Given records »
────

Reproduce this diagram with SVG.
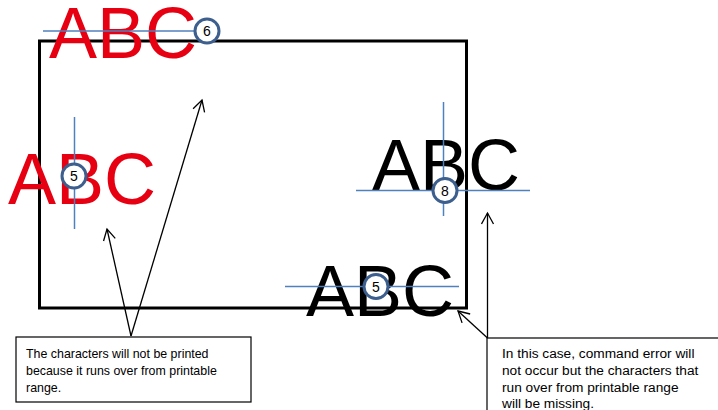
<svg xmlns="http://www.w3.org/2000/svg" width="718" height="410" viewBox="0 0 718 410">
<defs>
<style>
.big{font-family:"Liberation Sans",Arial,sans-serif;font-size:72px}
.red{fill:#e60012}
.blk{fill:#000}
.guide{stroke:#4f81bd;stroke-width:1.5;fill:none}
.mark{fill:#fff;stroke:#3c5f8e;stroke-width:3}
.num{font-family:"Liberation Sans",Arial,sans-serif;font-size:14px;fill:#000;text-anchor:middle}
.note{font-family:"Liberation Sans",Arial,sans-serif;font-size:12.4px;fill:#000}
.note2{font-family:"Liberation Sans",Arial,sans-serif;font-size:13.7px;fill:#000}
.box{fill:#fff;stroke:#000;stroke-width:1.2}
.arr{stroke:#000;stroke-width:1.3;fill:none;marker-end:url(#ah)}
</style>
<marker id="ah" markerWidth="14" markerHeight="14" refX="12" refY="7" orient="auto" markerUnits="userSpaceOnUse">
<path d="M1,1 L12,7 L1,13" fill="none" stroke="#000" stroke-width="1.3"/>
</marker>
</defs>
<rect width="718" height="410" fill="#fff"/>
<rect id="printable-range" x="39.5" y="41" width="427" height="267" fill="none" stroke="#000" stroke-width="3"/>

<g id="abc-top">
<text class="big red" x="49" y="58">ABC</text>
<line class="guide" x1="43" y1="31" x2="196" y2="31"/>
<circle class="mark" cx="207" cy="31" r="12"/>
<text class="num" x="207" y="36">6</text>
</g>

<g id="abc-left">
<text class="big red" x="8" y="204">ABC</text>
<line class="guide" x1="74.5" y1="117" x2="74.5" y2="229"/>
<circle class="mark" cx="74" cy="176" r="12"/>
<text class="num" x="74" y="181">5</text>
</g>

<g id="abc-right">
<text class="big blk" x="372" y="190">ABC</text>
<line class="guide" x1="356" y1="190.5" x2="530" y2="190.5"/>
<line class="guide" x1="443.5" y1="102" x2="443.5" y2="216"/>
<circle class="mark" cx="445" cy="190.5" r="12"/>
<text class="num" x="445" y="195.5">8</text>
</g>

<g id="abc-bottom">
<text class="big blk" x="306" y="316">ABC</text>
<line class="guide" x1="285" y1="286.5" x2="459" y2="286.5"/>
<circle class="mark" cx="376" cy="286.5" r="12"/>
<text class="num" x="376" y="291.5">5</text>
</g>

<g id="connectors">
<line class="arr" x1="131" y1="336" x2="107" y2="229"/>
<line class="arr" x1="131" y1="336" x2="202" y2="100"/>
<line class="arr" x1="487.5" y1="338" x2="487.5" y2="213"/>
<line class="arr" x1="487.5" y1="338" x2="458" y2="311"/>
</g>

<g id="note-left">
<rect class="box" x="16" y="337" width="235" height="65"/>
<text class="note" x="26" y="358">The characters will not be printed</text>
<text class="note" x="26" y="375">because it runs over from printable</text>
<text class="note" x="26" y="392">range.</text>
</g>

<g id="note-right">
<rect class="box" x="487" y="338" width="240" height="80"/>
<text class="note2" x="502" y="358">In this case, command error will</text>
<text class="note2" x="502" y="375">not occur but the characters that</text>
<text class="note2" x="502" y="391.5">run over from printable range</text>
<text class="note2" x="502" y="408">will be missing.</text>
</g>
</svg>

────

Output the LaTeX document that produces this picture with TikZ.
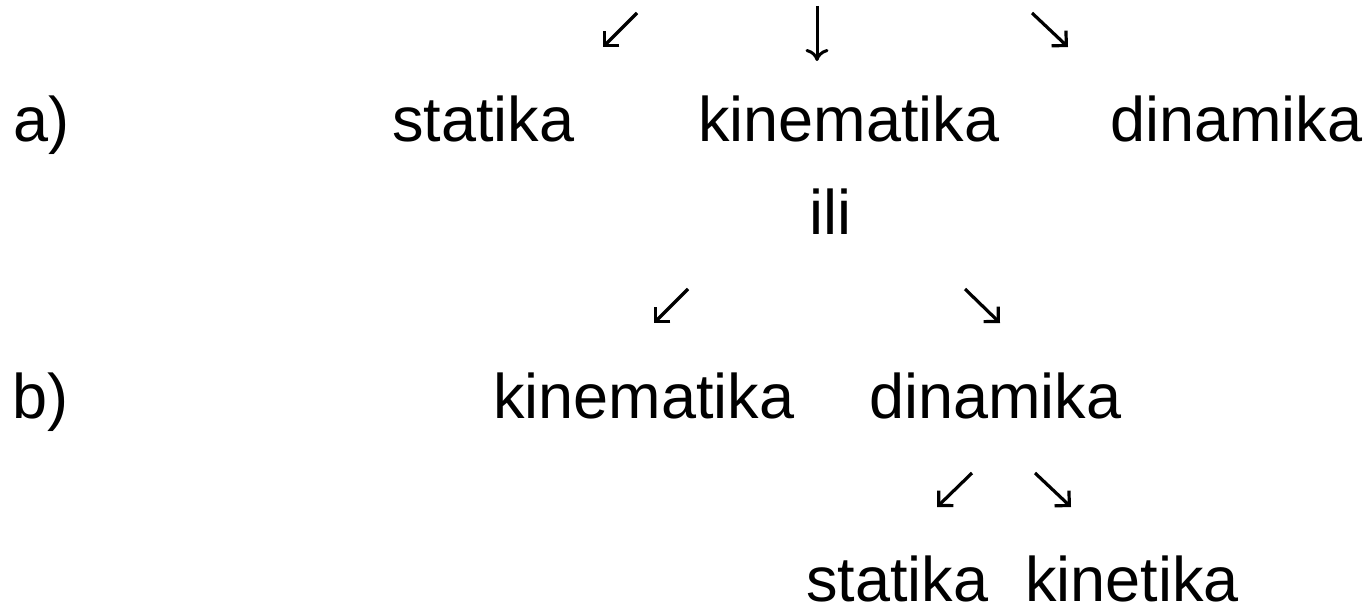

────

Problem requirements » Using the entries above, return each line in which the word "that" occurs.

Task result »
<text class="note2" x="502" y="375">not occur but the characters that</text>
Output the LaTeX document that produces this picture with TikZ.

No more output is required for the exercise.